WRITTEN TASK: In the entries below, print exactly the lines from the first through the one with "2.6, 1.7, 1.6]", both included, and none of the pictures.

RECORDS SUPPLIED:
=======

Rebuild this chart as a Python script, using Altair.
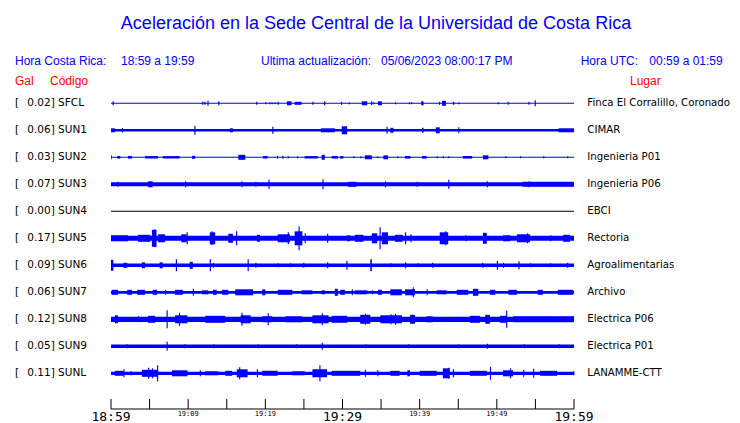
import altair as alt
import pandas as pd

# ---------------- data ----------------
stations = ["SFCL", "SUN1", "SUN2", "SUN3", "SUN4", "SUN5", "SUN6", "SUN7", "SUN8", "SUN9", "SUNL"]
gal = [0.02, 0.06, 0.03, 0.07, 0.00, 0.17, 0.09, 0.06, 0.12, 0.05, 0.11]
places = ["Finca El Corralillo, Coronado", "CIMAR", "Ingenieria P01", "Ingenieria P06", "EBCI",
          "Rectoria", "Agroalimentarias", "Archivo", "Electrica P06", "Electrica P01", "LANAMME-CTT"]
# typical half-amplitude of the trace background (relative units)
base_amp = [0.5, 1.3, 0.5, 2.0, 0.5, 2.5, 1.7, 1.4, 2.6, 1.7, 1.6]

# events: (minute, amp) for a spike, (start_min, end_min, amp) for a burst; minutes after 18:59
ev_sfcl = [(0.2, 2), (11.8, 1.5), (12.1, 1.5), (12.5, 2.5), (13.9, 2), (18.8, 1.5), (20.0, 1), (20.5, 1),
           (20.8, 1), (21.2, 1), (21.6, 1.5), (22.8, 23.4, 2), (23.8, 24.7, 1.5), (26.1, 1.5), (27.6, 2),
           (29.8, 1.5), (30.8, 1), (32.5, 33.2, 2), (33.7, 2), (34.0, 1), (34.6, 35.1, 2), (36.8, 1),
           (38.6, 1), (38.9, 1), (40.2, 40.5, 2), (42.5, 1.5), (42.9, 43.4, 2.5), (44.3, 44.5, 1.5),
           (45.0, 1), (50.1, 1), (51.4, 1.5), (54.1, 1.5), (54.9, 3)]
ev_sun1 = [(0.0, 0.5, 2), (1.4, 2.2), (10.8, 4.5), (15.4, 15.8, 2), (20.9, 3.5), (27.2, 29.0, 2),
           (29.9, 30.6, 4), (35.7, 3.5), (36.2, 36.6, 2.5), (40.3, 40.5, 2.5), (42.1, 42.6, 3),
           (45.0, 3), (58.0, 60.0, 2)]
ev_sun2 = [(0.0, 0.1, 2), (0.8, 1.2, 1.3), (2.2, 2.7, 1.3), (4.4, 6.1, 1.2), (6.7, 8.9, 1.2),
           (10.5, 10.9, 1.5), (16.5, 17.4, 2.5), (19.7, 20.3, 1.3), (21.5, 1.5), (22.2, 1.5), (22.9, 1),
           (24.1, 1), (25.1, 26.8, 1.2), (27.3, 27.7, 2.5), (28.6, 29.4, 1.3), (29.7, 30.1, 1.3),
           (31.4, 1), (32.3, 1), (32.9, 33.8, 2), (34.5, 1), (35.3, 35.9, 2), (37.1, 1), (38.1, 38.8, 1.3),
           (40.3, 40.9, 1.3), (42.2, 1), (43.0, 1), (43.7, 1), (45.6, 46.8, 1.3), (48.2, 48.9, 2),
           (51.1, 1), (53.0, 1), (56.0, 1), (59.1, 1)]
ev_sun3 = [(0.8, 2.5), (4.8, 5.4, 3), (9.6, 3), (16.9, 3), (18.7, 2.5), (20.4, 4.5), (27.4, 5),
           (30.7, 31.8, 2.5), (35.5, 3), (39.6, 2.5), (43.7, 4.5), (48.7, 3), (53.3, 60.0, 2.5), (54.1, 3)]
ev_sun4 = []
ev_sun5 = [(0.0, 2.2, 3), (3.5, 5.1, 3.5), (5.3, 5.9, 8.5), (5.6, 9), (6.1, 7.0, 4), (9.1, 9.8, 4), (9.8, 6),
           (12.8, 13.5, 6), (13.0, 7), (15.2, 15.8, 4.5), (16.2, 7), (18.9, 19.3, 3.5), (21.6, 23.2, 4),
           (22.9, 6), (23.8, 24.8, 7), (24.3, 12), (25.1, 5), (28.0, 4.5), (30.6, 31.0, 3),
           (31.6, 32.7, 3.5), (33.8, 34.5, 5), (34.8, 11), (35.1, 35.9, 6), (36.8, 37.8, 3.5), (38.1, 6),
           (38.8, 4), (42.6, 43.7, 6), (43.3, 7), (45.9, 3), (48.2, 48.7, 5.5), (50.8, 51.7, 3),
           (52.6, 54.3, 4), (53.9, 5), (56.9, 3), (58.6, 59.5, 3.5)]
ev_sun6 = [(0.0, 0.3, 5.5), (1.6, 2.1, 2.5), (4.0, 4.4, 3), (6.3, 6.7, 3), (8.4, 6), (10.2, 10.6, 3.5),
           (12.8, 6), (13.2, 2.5), (17.7, 6), (18.7, 2.5), (21.6, 2), (23.2, 2), (24.9, 2.5), (28.0, 3),
           (30.5, 4.5), (33.6, 33.8, 6), (36.2, 2), (38.1, 3), (39.7, 2), (41.6, 2.5), (48.1, 2.5),
           (50.0, 4.5), (50.8, 2.5), (52.8, 4), (54.3, 2), (56.9, 2), (59.1, 2.5)]
ev_sun7 = [(0.1, 0.9, 2.5), (2.1, 2.7, 2.5), (3.4, 4.4, 2.5), (5.4, 5.96, 2.5), (7.0, 2.5), (8.3, 9.3, 2.5),
           (10.6, 3.5), (11.8, 12.6, 2), (13.2, 13.7, 2.5), (14.4, 15.2, 2.5), (16.1, 18.4, 3),
           (19.6, 20.0, 3), (21.6, 23.5, 2.5), (24.7, 26.1, 2), (27.3, 27.7, 2), (29.0, 29.4, 3.5),
           (29.7, 30.3, 2.5), (31.2, 3), (31.6, 33.2, 2), (33.8, 2), (34.6, 35.1, 2.5), (36.2, 37.7, 3),
           (38.1, 39.4, 3), (39.1, 5), (40.9, 3), (42.2, 43.5, 2), (44.8, 46.3, 2.5), (46.9, 47.6, 3.5),
           (49.1, 49.8, 2.5), (51.5, 52.6, 2.5), (55.3, 55.96, 2.5), (57.9, 59.9, 2.5)]
ev_sun8 = [(0.5, 0.9, 4), (3.5, 3), (4.8, 5.7, 3.5), (7.2, 9), (8.3, 9.9, 4), (8.8, 6.5), (12.2, 14.8, 3.5),
           (16.8, 18.1, 4), (16.9, 6.5), (19.6, 20.9, 3), (20.3, 6), (22.6, 24.8, 3), (26.1, 28.2, 4),
           (27.3, 6), (28.6, 30.6, 3.5), (32.3, 33.6, 4.5), (32.9, 5.5), (34.9, 37.7, 4), (36.2, 5),
           (36.8, 5.5), (38.75, 39.4, 4.5), (40.9, 41.7, 3), (46.5, 47.8, 3.5), (48.5, 49.1, 4.5),
           (50.4, 51.3, 3.5), (51.2, 8.5), (52.1, 60.0, 3)]
ev_sun9 = [(2.0, 2), (7.2, 4.5), (9.5, 2), (13.3, 2), (19.0, 2), (24.0, 2), (27.3, 3.5), (33.0, 2),
           (38.5, 2), (45.0, 2), (48.7, 2.5), (53.5, 2), (58.0, 2)]
ev_sunl = [(0.5, 1.6, 2.5), (1.6, 4), (2.5, 2.7, 2), (4.0, 6.1, 3.5), (4.8, 5.5), (5.3, 5), (5.96, 8),
           (7.9, 9.9, 3), (11.5, 3), (12.2, 13.9, 2), (14.8, 15.7, 2.5), (16.3, 17.7, 4), (16.6, 6),
           (18.9, 4), (19.6, 21.6, 2.5), (23.5, 25.1, 2), (26.1, 28.0, 4), (27.0, 8), (28.6, 32.3, 2.5),
           (32.9, 3.5), (34.5, 3), (36.2, 37.4, 2.5), (38.4, 38.75, 3), (40.0, 42.2, 2.5),
           (43.0, 43.9, 5), (43.7, 5.5), (44.3, 4), (46.5, 48.7, 2.5), (49.1, 6.5), (50.8, 52.1, 3),
           (51.7, 5), (53.4, 3.5), (54.7, 4.5), (55.6, 57.8, 2.5), (59.9, 2)]
events = [ev_sfcl, ev_sun1, ev_sun2, ev_sun3, ev_sun4, ev_sun5, ev_sun6, ev_sun7, ev_sun8, ev_sun9, ev_sunl]

tick_minutes = [0, 5, 10, 15, 20, 25, 30, 35, 40, 45, 50, 55, 60]
major_minutes = [0, 30, 60]
major_labels = ["18:59", "19:29", "19:59"]
minor_minutes = [10, 20, 40, 50]
minor_labels = ["19:09", "19:19", "19:39", "19:49"]

title_text = "Aceleración en la Sede Central de la Universidad de Costa Rica"
hora_cr = ["Hora Costa Rica:", "18:59 a 19:59"]
update_text = ["Ultima actualización:", "05/06/2023 08:00:17 PM"]
hora_utc = ["Hora UTC:", "00:59 a 01:59"]

# ---------------- tables ----------------
ROW_PX = 27.0
SPIKE_W = 0.15
base_rows = []
for i, (s, b) in enumerate(zip(stations, base_amp)):
    base_rows.append({"station": s, "gal": gal[i], "t0": 0.0, "t1": 60.0,
                      "y0": i - b / ROW_PX, "y1": i + b / ROW_PX})
base_df = pd.DataFrame(base_rows)

ev_rows = []
for i, evs in enumerate(events):
    for e in evs:
        if len(e) == 2:
            t0, t1, a = e[0], e[0] + SPIKE_W, e[1]
        else:
            t0, t1, a = e
        ev_rows.append({"station": stations[i], "t0": t0, "t1": t1,
                        "y0": i - a / ROW_PX, "y1": i + a / ROW_PX})
ev_df = pd.DataFrame(ev_rows)

lab_df = pd.DataFrame({"row": list(range(len(stations))),
                       "left": [f"{g:.2f}] {s}" for g, s in zip(gal, stations)],
                       "bracket": ["["] * len(stations),
                       "place": places})

xs = alt.Scale(domain=[0, 60], range=[103, 566])
ys = alt.Scale(domain=[0, 10], range=[95.3, 365.3])
X = lambda f: alt.X(f, type="quantitative", scale=xs, axis=None)
Y = lambda f: alt.Y(f, type="quantitative", scale=ys, axis=None)

BLUE = "#0000ff"
RED = "#ff0000"
SANS = "Liberation Sans"
DJ = "DejaVu Sans"

baseline = alt.Chart(base_df).mark_rect().encode(
    x=X("t0"), x2="t1", y=Y("y0"), y2="y1",
    color=alt.condition(alt.datum.gal == 0, alt.value("#000000"), alt.value(BLUE)))
bursts = alt.Chart(ev_df).mark_rect(color=BLUE).encode(x=X("t0"), x2="t1", y=Y("y0"), y2="y1")

left_br = alt.Chart(lab_df).mark_text(align="left", baseline="middle", font=DJ, fontSize=10.5,
                                      color="black").encode(x=alt.value(7), y=Y("row"), text="bracket")
left_lab = alt.Chart(lab_df).mark_text(align="left", baseline="middle", font=DJ, fontSize=10.5,
                                       color="black").encode(x=alt.value(19.3), y=Y("row"), text="left")
right_lab = alt.Chart(lab_df).mark_text(align="left", baseline="middle", font=DJ, fontSize=10.2,
                                        color="black").encode(x=alt.value(579.3), y=Y("row"), text="place")


def txt(s, x, y, size=12, color=BLUE, align="left", font=SANS):
    return alt.Chart(pd.DataFrame({"t": [s]})).mark_text(
        align=align, baseline="middle", font=font, fontSize=size, color=color).encode(
        x=alt.value(x), y=alt.value(y), text="t")


header = [
    txt(title_text, 368, 15.5, size=18, align="center"),
    txt(hora_cr[0], 7, 52.7), txt(hora_cr[1], 113, 52.7),
    txt(update_text[0], 253, 52.7), txt(update_text[1], 373, 52.7),
    txt(hora_utc[0], 572.7, 52.7), txt(hora_utc[1], 641.3, 52.7),
    txt("Gal", 7, 72.7, color=RED), txt("Código", 42, 72.7, color=RED),
    txt("Lugar", 622, 72.7, color=RED),
]

axis_line = alt.Chart(pd.DataFrame({"a": [0], "b": [60]})).mark_rule(color="black", strokeWidth=1).encode(
    x=X("a"), x2="b", y=alt.value(401))
ticks = alt.Chart(pd.DataFrame({"m": tick_minutes})).mark_rule(color="black", strokeWidth=1).encode(
    x=X("m"), y=alt.value(391), y2=alt.value(401))
major = alt.Chart(pd.DataFrame({"m": major_minutes, "l": major_labels})).mark_text(
    align="center", baseline="middle", font="DejaVu Sans Mono", fontSize=13, color="black").encode(
    x=X("m"), y=alt.value(409), text="l")
minor = alt.Chart(pd.DataFrame({"m": minor_minutes, "l": minor_labels})).mark_text(
    align="center", baseline="middle", font="DejaVu Sans Mono", fontSize=7, color="black").encode(
    x=X("m"), y=alt.value(406), text="l")

chart = alt.layer(baseline, bursts, left_br, left_lab, right_lab, *header, axis_line, ticks, major, minor
                  ).properties(width=724, height=415, padding=0,
                               autosize=alt.AutoSizeParams(type="none")
                               ).configure_view(stroke=None)

chart.save("out.html", embed_options={"renderer": "svg", "actions": False})
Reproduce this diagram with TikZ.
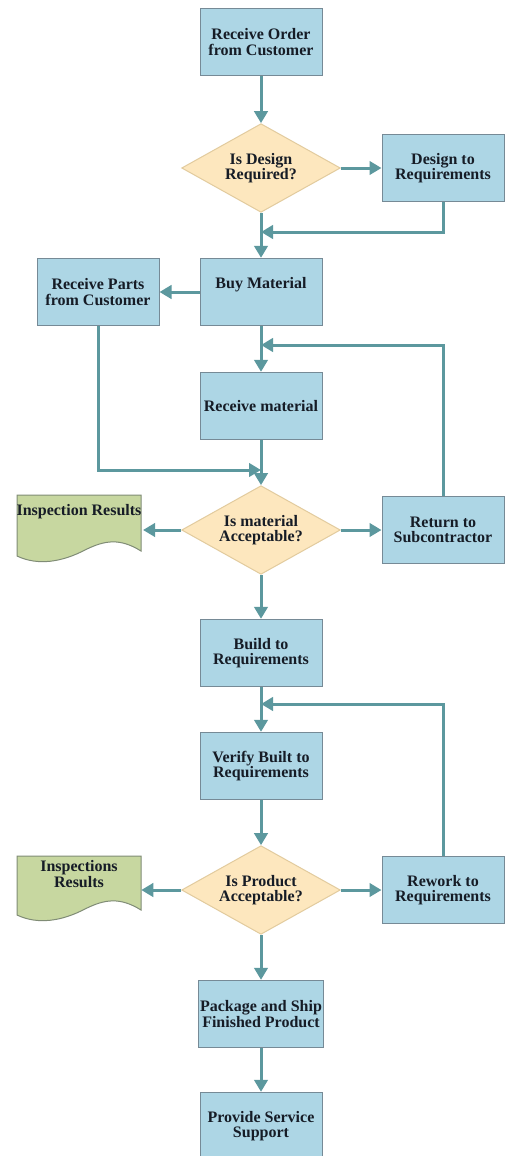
\documentclass[tikz,border=0pt]{standalone}
\usepackage{fontspec}
\setmainfont{Liberation Serif}
\usetikzlibrary{shapes.geometric,arrows.meta}

\definecolor{boxblue}{RGB}{173,214,229}
\definecolor{boxline}{RGB}{118,138,150}
\definecolor{decfill}{RGB}{253,231,190}
\definecolor{decline}{RGB}{226,203,158}
\definecolor{docgreen}{RGB}{199,215,160}
\definecolor{docline}{RGB}{128,140,118}
\definecolor{flow}{RGB}{92,152,158}
\definecolor{ink}{RGB}{22,28,38}

\tikzset{
  procbox/.style={rectangle, draw=boxline, fill=boxblue, line width=0.75pt,
    minimum width=91.5pt, minimum height=50.5pt, inner sep=1pt, align=center,
    font=\fontsize{12}{11.5}\selectfont\bfseries, text=ink},
  decision/.style={diamond, draw=decline, fill=decfill, line width=0.75pt,
    aspect=1.8, inner sep=0pt, minimum width=119pt, minimum height=66.5pt,
    align=center, font=\fontsize{12}{11.5}\selectfont\bfseries, text=ink},
  docnode/.style={rectangle, inner sep=1pt, minimum width=93pt, align=center,
    font=\fontsize{12}{11.5}\selectfont\bfseries, text=ink},
  docshape/.style={draw=docline, fill=docgreen, line width=0.75pt},
  flowline/.style={draw=flow, line width=2.25pt, -{Triangle[length=9pt,width=10pt]}}
}

\begin{document}
\begin{tikzpicture}[x=0.75pt,y=0.75pt,yscale=-1,xscale=1]
\path[use as bounding box, fill=white] (0,0) rectangle (504,1156);

%Shape: Document [insp1]
\path[docshape] (17,495) -- (141,495) -- (141,551) .. controls (120,538) and (105,540) .. (85,550) .. controls (62,562) and (38,566) .. (17,556) -- cycle;
%Shape: Document [insp2]
\path[docshape] (17,856) -- (141,856) -- (141,910) .. controls (120,897) and (105,899) .. (85,909) .. controls (62,921) and (38,925) .. (17,915) -- cycle;

% Process and decision nodes
\node[procbox] (order) at (261,42) {Receive Order\\from Customer};
\node[decision] (dq) at (261,168) {Is Design\\Required?};
\node[procbox] (dreq) at (443,168) {Design to\\Requirements};
\node[procbox, text depth=14pt] (buy) at (261,292) {Buy Material};
\node[procbox] (parts) at (98,292) {Receive Parts\\from Customer};
\node[procbox] (recv) at (261,406) {Receive material};
\node[decision] (matok) at (261,530) {Is material\\Acceptable?};
\node[docnode] (insp1) at (79,512) {Inspection Results};
\node[procbox] (ret) at (443,530) {Return to\\Subcontractor};
\node[procbox] (build) at (261,653) {Build to\\Requirements};
\node[procbox] (verify) at (261,766) {Verify Built to\\Requirements};
\node[decision] (prodok) at (261,890) {Is Product\\Acceptable?};
\node[docnode] (insp2) at (79,874) {Inspections\\Results};
\node[procbox] (rework) at (443,890) {Rework to\\Requirements};
\node[procbox] (pack) at (261,1014) {Package and Ship\\Finished Product};
\node[procbox] (serve) at (261,1126) {Provide Service\\Support};

% Junctions on the main line
\coordinate (j1) at (261,232);
\coordinate (j2) at (261,345);
\coordinate (j3) at (261,470);
\coordinate (j4) at (261,704);

%Straight Lines
\draw[flowline] (order) -- (dq);
\draw[flowline] (dq) -- (dreq);
\draw[flowline] (dreq.south) |- (j1);
\draw[flowline] (dq) -- (buy);
\draw[flowline] (buy) -- (parts);
\draw[flowline] (buy) -- (recv);
\draw[flowline] (ret.north) |- (j2);
\draw[flowline] (parts.south) |- (j3);
\draw[flowline] (recv) -- (matok);
\draw[flowline] (matok.west) -- (matok.west -| insp1.east);
\draw[flowline] (matok) -- (ret);
\draw[flowline] (matok) -- (build);
\draw[flowline] (build) -- (verify);
\draw[flowline] (rework.north) |- (j4);
\draw[flowline] (verify) -- (prodok);
\draw[flowline] (prodok.west) -- (prodok.west -| insp2.east);
\draw[flowline] (prodok) -- (rework);
\draw[flowline] (prodok) -- (pack);
\draw[flowline] (pack) -- (serve);

\end{tikzpicture}
\end{document}
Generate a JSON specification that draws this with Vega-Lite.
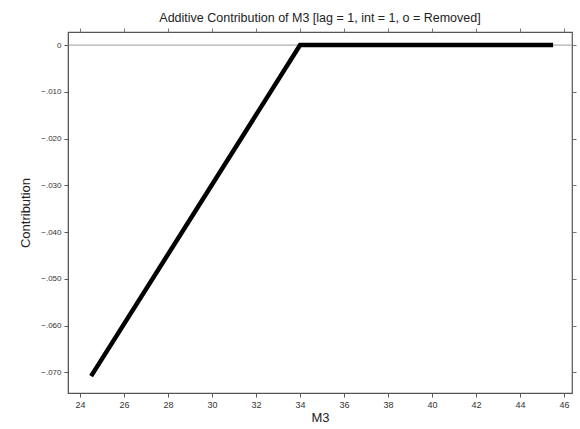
{
  "$schema": "https://vega.github.io/schema/vega-lite/v6.json",
  "width": 504,
  "height": 361,
  "autosize": {"type": "none"},
  "padding": {"left": 68, "top": 32, "right": 8, "bottom": 36},
  "background": "white",
  "title": {"text": "Additive Contribution of M3  [lag = 1, int = 1, o = Removed]", "font": "Liberation Sans", "fontSize": 12.5, "fontWeight": "normal", "color": "#222", "offset": 3},
  "config": {"view": {"stroke": "#555", "strokeWidth": 1.2}},
  "datasets": {
    "curve": [
      {"M3": 24.5, "Contribution": -0.0708},
      {"M3": 34.0, "Contribution": 0.0},
      {"M3": 45.5, "Contribution": 0.0}
    ],
    "ref": [{"y": 0}]
  },
  "layer": [
    {
      "data": {"name": "ref"},
      "mark": {"type": "rule", "color": "#999", "strokeWidth": 1},
      "encoding": {
        "y": {"field": "y", "type": "quantitative", "scale": {"domain": [-0.0744, 0.0028], "nice": false, "zero": false},
          "axis": {"orient": "right", "labels": false, "title": null, "grid": false, "tickSize": 4, "ticks": true, "domain": false, "values": [0, -0.01, -0.02, -0.03, -0.04, -0.05, -0.06, -0.07], "tickColor": "#777"}}
      }
    },
    {
      "data": {"name": "curve"},
      "mark": {"type": "line", "color": "#000", "strokeWidth": 4.5, "strokeCap": "butt"},
      "encoding": {
        "x": {"field": "M3", "type": "quantitative", "scale": {"domain": [23.45, 46.36], "nice": false, "zero": false},
          "axis": {"orient": "bottom", "values": [24, 26, 28, 30, 32, 34, 36, 38, 40, 42, 44, 46], "grid": false, "title": "M3", "titleFont": "Liberation Sans", "titleFontSize": 13, "titleFontWeight": "normal", "titleColor": "#222", "titlePadding": 2, "labelFont": "Liberation Sans", "labelFontSize": 9, "labelColor": "#333", "tickColor": "#555", "tickSize": 4, "domainColor": "#555", "labelPadding": 3}},
        "y": {"field": "Contribution", "type": "quantitative", "scale": {"domain": [-0.0744, 0.0028], "nice": false, "zero": false},
          "axis": {"orient": "left", "values": [0, -0.01, -0.02, -0.03, -0.04, -0.05, -0.06, -0.07], "grid": false, "title": "Contribution", "titleFont": "Liberation Sans", "titleFontSize": 13, "titleFontWeight": "normal", "titleColor": "#222", "titlePadding": 8, "labelFont": "Liberation Sans", "labelFontSize": 8, "labelColor": "#333", "tickColor": "#555", "tickSize": 4, "domainColor": "#555", "labelPadding": 3,
            "labelExpr": "datum.value == 0 ? '0' : replace(format(datum.value, '.3f'), '0.', '.')"}}
      }
    },
    {
      "data": {"name": "curve"},
      "mark": {"type": "point", "opacity": 0},
      "encoding": {
        "x": {"field": "M3", "type": "quantitative", "scale": {"domain": [23.45, 46.36], "nice": false, "zero": false},
          "axis": {"orient": "top", "labels": false, "title": null, "grid": false, "tickSize": 4, "domain": false, "values": [24, 26, 28, 30, 32, 34, 36, 38, 40, 42, 44, 46], "tickColor": "#777"}}
      }
    }
  ],
  "resolve": {"axis": {"x": "independent", "y": "independent"}}
}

=======

OUTPUT FOR THIS TASK:
Rebuild this chart as a Python script, using Altair.
import altair as alt
import pandas as pd

# ---------------- data ----------------
stations = ["SFCL", "SUN1", "SUN2", "SUN3", "SUN4", "SUN5", "SUN6", "SUN7", "SUN8", "SUN9", "SUNL"]
gal = [0.02, 0.06, 0.03, 0.07, 0.00, 0.17, 0.09, 0.06, 0.12, 0.05, 0.11]
places = ["Finca El Corralillo, Coronado", "CIMAR", "Ingenieria P01", "Ingenieria P06", "EBCI",
          "Rectoria", "Agroalimentarias", "Archivo", "Electrica P06", "Electrica P01", "LANAMME-CTT"]
# typical half-amplitude of the trace background (relative units)
base_amp = [0.5, 1.3, 0.5, 2.0, 0.5, 2.5, 1.7, 1.4, 2.6, 1.7, 1.6]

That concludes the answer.